Once again, the Internet comes to the rescue: while trying to find some choir samples that I could use as a base for a good synth-choir voice, I discovered a remarkable open-copyright repository of sound samples called The Freesound Project. They cover pretty much any sound type one might imagine, from bird and insect calls to industrial noise to biophysical sounds to, happily, choir. Once I began perusing the archive, I was quickly sucked into their universe of noise and found myself downloading samples with the thought to play around with building a found-sound work. The below piece is the result; all of the sounds come from The Freesound Project.

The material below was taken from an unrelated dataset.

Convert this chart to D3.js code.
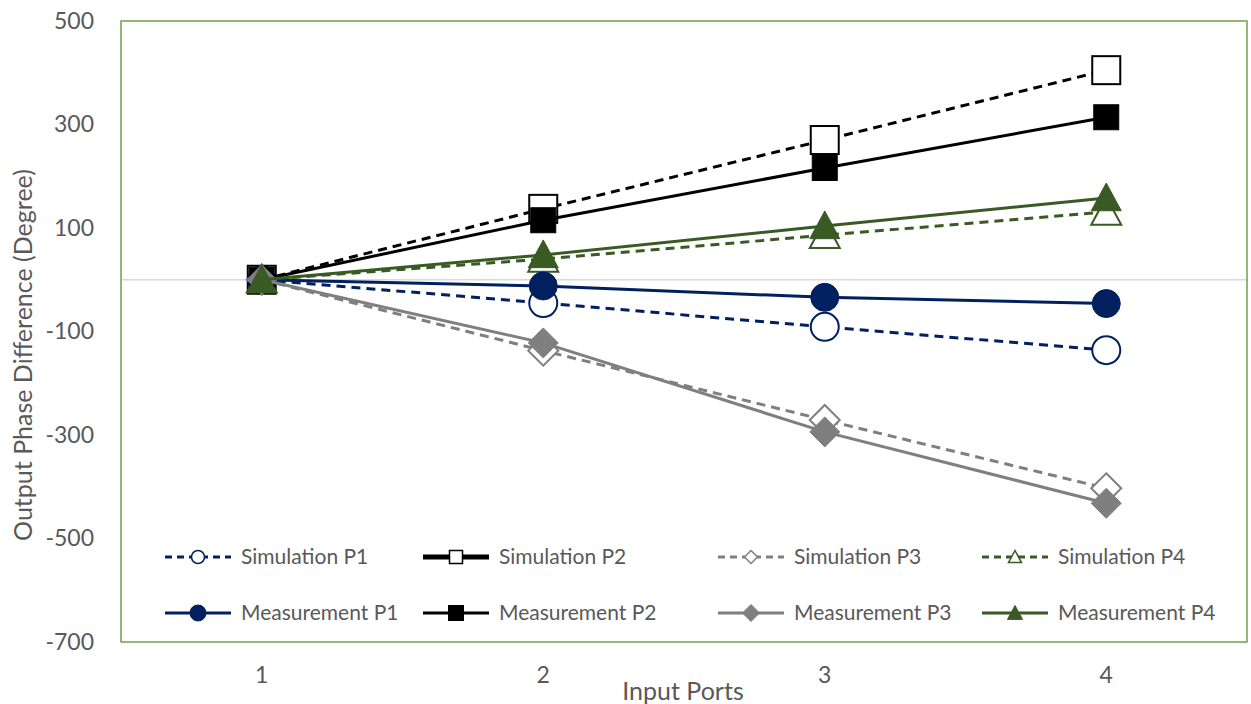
<!DOCTYPE html>
<html><head><meta charset="utf-8">
<script src="https://cdn.jsdelivr.net/npm/d3@7"></script>
<style>body{margin:0;background:#fff}text{font-family:Lato,"Liberation Sans",sans-serif}</style>
</head><body><svg id="c" width="1251" height="704"></svg>
<script>
const categories = ["1","2","3","4"];
const yTicks = [500,300,100,-100,-300,-500,-700];
const simP1 = [0,-45,-91,-136];
const simP2 = [0,137,270,405];
const simP3 = [0,-137,-271,-403];
const simP4 = [0,40,86,131];
const measP1 = [0,-12,-34,-46];
const measP2 = [0,115,216,314];
const measP3 = [0,-122,-294,-432];
const measP4 = [0,48,104,158];
const seriesNames = ["Simulation P1","Simulation P2","Simulation P3","Simulation P4","Measurement P1","Measurement P2","Measurement P3","Measurement P4"];

const NAVY="#002060", BLACK="#000000", GRAY="#7F7F7F", GREEN="#3A5A24";
const series = [
  {name:seriesNames[0], v:simP1, color:NAVY, dash:"9,6", shape:"circle", fill:false},
  {name:seriesNames[1], v:simP2, color:BLACK, dash:"9,6", shape:"square", fill:false, legendSolid:true},
  {name:seriesNames[2], v:simP3, color:GRAY, dash:"9,6", shape:"diamond", fill:false},
  {name:seriesNames[3], v:simP4, color:GREEN, dash:"9,6", shape:"triangle", fill:false},
  {name:seriesNames[4], v:measP1, color:NAVY, dash:null, shape:"circle", fill:true},
  {name:seriesNames[5], v:measP2, color:BLACK, dash:null, shape:"square", fill:true},
  {name:seriesNames[6], v:measP3, color:GRAY, dash:null, shape:"diamond", fill:true},
  {name:seriesNames[7], v:measP4, color:GREEN, dash:null, shape:"triangle", fill:true}
];

const svg = d3.select("#c");
const L=121, R=1247, T=21, B=642;
const x = d3.scaleBand().domain(categories).range([L,R]);
const y = d3.scaleLinear().domain([-700,500]).range([B,T]);
const xc = c => x(c)+x.bandwidth()/2;

// zero line
svg.append("line").attr("x1",L).attr("x2",R).attr("y1",y(0)).attr("y2",y(0))
  .attr("stroke","#D9D9D9").attr("stroke-width",1.5);

// axes
const ya = svg.append("g").attr("transform",`translate(${L},0)`)
  .call(d3.axisLeft(y).tickValues(yTicks).tickSize(0).tickPadding(27).tickFormat(d=>String(d)));
ya.select(".domain").remove();
ya.selectAll("text").attr("font-size",23).attr("fill","#595959").style("font-family","Lato,sans-serif");
const xa = svg.append("g").attr("transform",`translate(0,${B})`)
  .call(d3.axisBottom(x).tickSize(0).tickPadding(25));
xa.select(".domain").remove();
xa.selectAll("text").attr("font-size",23).attr("fill","#595959").style("font-family","Lato,sans-serif");

svg.append("text").attr("x",683).attr("y",700).attr("text-anchor","middle")
  .attr("font-size",25).attr("fill","#595959").text("Input Ports");
svg.append("text").attr("transform","translate(32,355) rotate(-90)").attr("text-anchor","middle")
  .attr("font-size",25).attr("fill","#595959").text("Output Phase Difference (Degree)");

function marker(g, shape, cx, cy, size, color, fill, sw){
  let el;
  if(shape==="circle") el=g.append("circle").attr("cx",cx).attr("cy",cy).attr("r",size/2);
  else if(shape==="square") el=g.append("rect").attr("x",cx-size/2).attr("y",cy-size/2).attr("width",size).attr("height",size);
  else if(shape==="diamond"){const s=size/2; el=g.append("path").attr("d",`M${cx},${cy-s}L${cx+s},${cy}L${cx},${cy+s}L${cx-s},${cy}Z`);}
  else {const s=size/2; el=g.append("path").attr("d",`M${cx},${cy-s}L${cx+s},${cy+s*0.85}L${cx-s},${cy+s*0.85}Z`);}
  el.attr("fill",fill?color:"#fff").attr("stroke",color).attr("stroke-width",sw);
}

const line = d3.line().x((d,i)=>xc(categories[i])).y(d=>y(d));
series.forEach(s=>{
  const g = svg.append("g");
  g.append("path").attr("d",line(s.v)).attr("fill","none").attr("stroke",s.color)
    .attr("stroke-width",3).attr("stroke-dasharray",s.dash);
  s.v.forEach((v,i)=>{
    const sz = s.shape==="diamond"?30:(s.shape==="triangle"?30:(s.fill&&s.shape==="square"?25:28));
    marker(g, s.shape, xc(categories[i]), y(v), sz, s.color, s.fill, s.fill?1:2);
  });
});

// border
svg.append("rect").attr("x",L).attr("y",T).attr("width",R-L).attr("height",B-T)
  .attr("fill","none").attr("stroke","#70A04A").attr("stroke-width",1.5);

// legend
const colX = [165,423,718,982];
const rowY = [557,613];
series.forEach((s,i)=>{
  const col=i%4,row=Math.floor(i/4);
  const x0=colX[col], y0=rowY[row], w=66;
  const g=svg.append("g");
  g.append("line").attr("x1",x0).attr("x2",x0+w).attr("y1",y0).attr("y2",y0)
    .attr("stroke",s.color).attr("stroke-width",s.legendSolid?5:3)
    .attr("stroke-dasharray",s.legendSolid?null:(s.dash?"7,5":null));
  const sz = s.fill?(s.shape==="circle"?16:(s.shape==="diamond"?17:15)):13;
  marker(g,s.shape,x0+w/2,y0,sz,s.color,s.fill,s.fill?1:1.5);
  g.append("text").attr("x",x0+w+10).attr("y",y0).attr("dy","0.35em")
    .attr("font-size",21).attr("fill","#595959").text(s.name);
});
</script></body></html>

Not having done anything like this before, this is, naturally, as much a study as a work of expression. Some sounds seemed to want to go together and, when played concurrently, created new sounds, evoking new thoughts and images; some are related and some are very much unrelated. It's exciting to be able to combine sounds that could not exist simultaneously in the real world and yet nonetheless feel acoustically meaningful when combined. Sequence was interesting, too, as I discovered what sounds seemed to make sense to follow others, sometimes inexplicably.
There is no story here, despite the concreteness of the samples. I tried to build something of an emotional arc, following a sense of tension, but this is at bottom nothing more than a mental wandering, or even skipping about, in soundspace.